Les chirurgiens Pierre-Alain Clavien et Philipp Dutkowski lors de la réalisation de cette procédure historique — © USZ

Des chirurgiens suisses sont parvenus à greffer avec succès un foie, initialement jugé inapte à la transplantation, 72 heures après son prélèvement. Cette grande première a impliqué l’utilisation d’une machine à perfusion révolutionnaire.

Imiter plus étroitement les fonctions du corps humain

Le dispositif a été développé comme une solution alternative à la pratique clinique actuelle pour les greffes de foie, consistant à stocker l’organe dans la glace pendant une douzaine d’heures au maximum, ce qui représente un délai relativement court. L’espoir étant qu’avec une technologie permettant de les conserver pendant plusieurs jours, davantage de ces organes pourront être greffés.

Les scientifiques ont passé des années à perfectionner leur technologie, cherchant à la distinguer des autres machines à perfusion qui préservent les organes en vue d’une transplantation en imitant plus étroitement les fonctions du corps humain. Alimentant le foie prélevé en oxygène et nutriments, celle-ci contrôle également en temps réel les niveaux de glucose et de globules rouges du substitut sanguin. Une pompe sert de cœur de remplacement, un oxygénateur remplace les poumons, une unité de dialyse assure les fonctions rénales, tandis que des perfusions d’hormones recréent les fonctions de l’intestin et du pancréas.

Une étape majeure avait été franchie en 2020, lorsque l’équipe avait réussi à perfuser des foies de porc pendant une semaine et à rendre des foies humains endommagés à nouveau fonctionnels. Ce faisant, l’équipe a démontré comment la machine pouvait améliorer les taux de réussite des greffes, en augmentant la durée de conservation d’un foie et en « rajeunissant » les organes jugés inaptes à la transplantation.

La machine à perfusion développée par les chercheurs suisses — © USZ

Une importante percée

C’est précisément cette dernière fonction qui est à l’origine de la percée historique de l’équipe, détaillée dans la revue Nature Biotechnology, au cours de laquelle la machine a été utilisée pour restaurer un foie initialement « écarté par tous les centres ». Traité pendant trois jours avec divers médicaments afin de le rendre transplantable, l’organe a été implanté chez un patient cancéreux souffrant de plusieurs maladies hépatiques graves.

Ayant reçu un immunosuppresseur de base pendant les six premières semaines suivant la procédure afin d’empêcher son système immunitaire de rejeter le nouvel organe, l’homme s’est rapidement rétabli, retrouvant une qualité de vie normale sans aucun signe de lésions hépatiques.
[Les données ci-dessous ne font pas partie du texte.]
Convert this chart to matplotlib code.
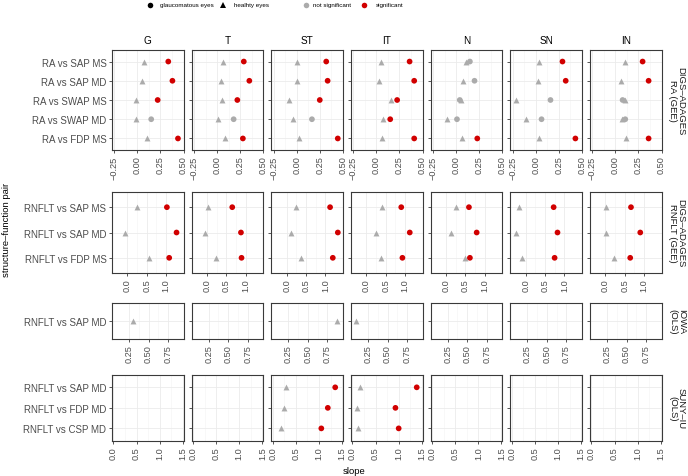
import matplotlib
matplotlib.use('Agg')
import matplotlib.pyplot as plt
from matplotlib.lines import Line2D
import numpy as np

plt.rcParams['font.family'] = ['Liberation Sans', 'DejaVu Sans']

nan = np.nan
regions = ['G', 'T', 'ST', 'IT', 'N', 'SN', 'IN']

# DIGS-ADAGES RA (GEE): one list per region, pairs top to bottom
ra_pairs = ['RA vs SAP MS', 'RA vs SAP MD', 'RA vs SWAP MS', 'RA vs SWAP MD', 'RA vs FDP MS']
ra_healthy = [
    [0.073, 0.055, -0.01, -0.01, 0.10],
    [0.06, 0.04, 0.05, 0.01, 0.085],
    [0.0, 0.0, -0.085, -0.045, 0.03],
    [0.05, 0.025, 0.16, 0.07, 0.063],
    [0.107, 0.08, 0.05, -0.10, 0.063],
    [0.035, 0.03, -0.21, -0.107, 0.038],
    [0.10, 0.063, 0.10, 0.07, 0.118],
]
ra_glaucoma = [
    [0.335, 0.38, 0.22, 0.15, 0.44],
    [0.29, 0.35, 0.22, 0.18, 0.28],
    [0.32, 0.335, 0.25, 0.165, 0.445],
    [0.36, 0.41, 0.225, 0.15, 0.41],
    [0.15, 0.2, 0.04, 0.01, 0.23],
    [0.29, 0.325, 0.16, 0.063, 0.43],
    [0.295, 0.36, 0.078, 0.107, 0.36],
]
ra_sig = [
    [1, 1, 1, 0, 1],
    [1, 1, 1, 0, 1],
    [1, 1, 1, 0, 1],
    [1, 1, 1, 1, 1],
    [0, 0, 0, 0, 1],
    [1, 1, 0, 0, 1],
    [1, 1, 0, 0, 1],
]

# DIGS-ADAGES RNFLT (GEE)
rnflt_pairs = ['RNFLT vs SAP MS', 'RNFLT vs SAP MD', 'RNFLT vs FDP MS']
rnflt_healthy = [
    [0.243, -0.06, 0.56],
    [0.025, -0.05, 0.225],
    [0.25, 0.12, 0.37],
    [0.40, 0.25, 0.38],
    [0.25, 0.12, 0.49],
    [-0.18, -0.25, -0.095],
    [0.017, 0.017, 0.21],
]
rnflt_glaucoma = [
    [1.02, 1.27, 1.08],
    [0.65, 0.875, 0.89],
    [1.12, 1.32, 1.19],
    [0.90, 1.12, 0.93],
    [0.59, 0.79, 0.615],
    [0.72, 0.82, 0.745],
    [0.66, 0.90, 0.64],
]
rnflt_sig = [[1, 1, 1]] * 7

# IOWA (OLS)
iowa_pairs = ['RNFLT vs SAP MD']
iowa_healthy = [[0.306], [nan], [0.876], [0.095], [nan], [nan], [nan]]
iowa_glaucoma = [[nan]] * 7
iowa_sig = [[0]] * 7

# SUNY-IU (OLS)
suny_pairs = ['RNFLT vs SAP MD', 'RNFLT vs FDP MD', 'RNFLT vs CSP MD']
suny_healthy = [[nan] * 3, [nan] * 3, [0.296, 0.25, 0.18], [0.166, 0.094, 0.13],
                [nan] * 3, [nan] * 3, [nan] * 3]
suny_glaucoma = [[nan] * 3, [nan] * 3, [1.35, 1.19, 1.05], [1.39, 0.93, 1.0],
                 [nan] * 3, [nan] * 3, [nan] * 3]
suny_sig = [[1, 1, 1]] * 7

strip_labels = ['DIGS\u2013ADAGES\nRA (GEE)', 'DIGS\u2013ADAGES\nRNFLT (GEE)',
                'IOWA\n(OLS)', 'SUNY\u2013IU\n(OLS)']

# layout (pixels) and per-row x scales
W, H = 688, 477
row_y = [(51, 151), (193, 274), (304, 340), (376, 441.7)]
col_x0 = 112; col_step = 79.67; col_w = 71.5
row_xlim = [(-0.275, 0.5), (-0.40, 1.45), (0.03, 0.95), (-0.03, 1.515)]
row_ticks = [[-0.25, 0, 0.25, 0.5], [0, 0.5, 1.0], [0.25, 0.5, 0.75], [0, 0.5, 1.0, 1.5]]
row_fmt = ['{:.2f}', '{:.1f}', '{:.2f}', '{:.1f}']

groups = [
    (ra_pairs, ra_healthy, ra_glaucoma, ra_sig),
    (rnflt_pairs, rnflt_healthy, rnflt_glaucoma, rnflt_sig),
    (iowa_pairs, iowa_healthy, iowa_glaucoma, iowa_sig),
    (suny_pairs, suny_healthy, suny_glaucoma, suny_sig),
]

c_grey = '#ABABAB'; c_red = '#D10000'; c_txt = '#4D4D4D'; c_border = '#3A3A3A'

fig = plt.figure(figsize=(W / 100, H / 100), dpi=100)

def rect(x0, y0, x1, y1):
    return [x0 / W, 1 - y1 / H, (x1 - x0) / W, (y1 - y0) / H]

for r, (pairs, healthy, glauc, sig) in enumerate(groups):
    y0, y1 = row_y[r]
    ypos = np.arange(len(pairs))
    for c, reg in enumerate(regions):
        x0 = col_x0 + c * col_step
        ax = fig.add_axes(rect(x0, y0, x0 + col_w, y1))
        ax.set_xlim(*row_xlim[r])
        ax.set_ylim(len(pairs) - 1 + 0.6, -0.6)
        ticks = row_ticks[r]
        ax.set_xticks(ticks)
        ax.set_xticklabels([row_fmt[r].format(t).replace('-', '\u2212') for t in ticks],
                           rotation=90, fontsize=6.6, color=c_txt)
        minors = [(a + b) / 2 for a, b in zip(ticks[:-1], ticks[1:])]
        ax.set_xticks(minors, minor=True)
        ax.tick_params(axis='x', which='minor', length=0)
        ax.grid(True, which='major', color='#EBEBEB', lw=0.6)
        ax.grid(True, which='minor', axis='x', color='#F4F4F4', lw=0.4)
        ax.set_axisbelow(True)
        ax.set_yticks(ypos)
        if c == 0:
            ax.set_yticklabels(pairs, fontsize=7, color=c_txt)
        else:
            ax.set_yticklabels([])
            ax.tick_params(axis='y', length=0)
        ax.tick_params(axis='both', which='major', length=2.5, width=0.6, color=c_border, pad=1.5)
        for s in ax.spines.values():
            s.set_color(c_border); s.set_linewidth(0.8)

        hv = np.array(healthy[c], dtype=float)
        gv = np.array(glauc[c], dtype=float)
        sv = np.array(sig[c])
        ax.scatter(hv, ypos, marker='^', s=18, color=c_grey, linewidths=0, zorder=3)
        cols = [c_red if s else c_grey for s in sv]
        ax.scatter(gv, ypos, marker='o', s=17, c=cols, linewidths=0, zorder=3)

        if r == 0:
            ax.set_title(reg, fontsize=7.2, pad=5)
    yc = (y0 + y1) / 2
    fig.text(677 / W, 1 - yc / H, strip_labels[r], rotation=-90, ha='center', va='center',
             fontsize=6.8, color='#1A1A1A', linespacing=0.9)

fig.text(7 / W, 1 - 230 / H, 'structure\u2013function pair', rotation=90, ha='center',
         va='center', fontsize=6.8)
fig.text(354 / W, 1 - 472 / H, 'slope', ha='center', va='center', fontsize=6.8)

# legend at top
leg_y = 1 - 5.5 / H
items = [(150, 'o', 'black', 'glaucomatous eyes', 160),
         (223, '^', 'black', 'healhty eyes', 234),
         (306, 'o', c_grey, 'not significant', 313),
         (364, 'o', c_red, 'significant', 376)]
for mx, mk, mc, lab, tx in items:
    fig.add_artist(Line2D([mx / W], [leg_y], marker=mk, color=mc, markersize=4,
                          lw=0, markeredgewidth=0, transform=fig.transFigure))
    fig.text(tx / W, leg_y, lab, ha='left', va='center', fontsize=4.5)

fig.savefig('out.png', dpi=100)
Un an après la procédure, celui-ci est toujours en vie.

« En raison de la progression rapide de ma tumeur, j’avais peu de chances d’obtenir un foie sur liste d’attente dans un délai raisonnable », a-t-il expliqué.

Pierre-Alain Clavien et son patient — © USZ

Vers un essai multicentrique

Pour l’équipe, les prochaines étapes consisteront à répéter la procédure sur d’autres patients, dans le cadre d’un essai multicentrique, et à étudier ses effets à long terme afin de démontrer sa sécurité et son efficacité, ouvrant la voie à son utilisation clinique.

« Nos travaux montrent qu’en traitant les foies à l’aide de cette machine à perfusion, il est possible de pallier le manque d’organes humains fonctionnels et de sauver des vies », conclut le professeur Pierre-Alain Clavien, de l’hôpital universitaire de Zurich.

Un peu plus tôt cette année, des chercheurs canadiens avaient de leur côté mis au point un traitement enzymatique permettant de rendre les organes prélevés « universels », afin qu’ils puissent être transplantés en toute sécurité sur n’importe quel patient.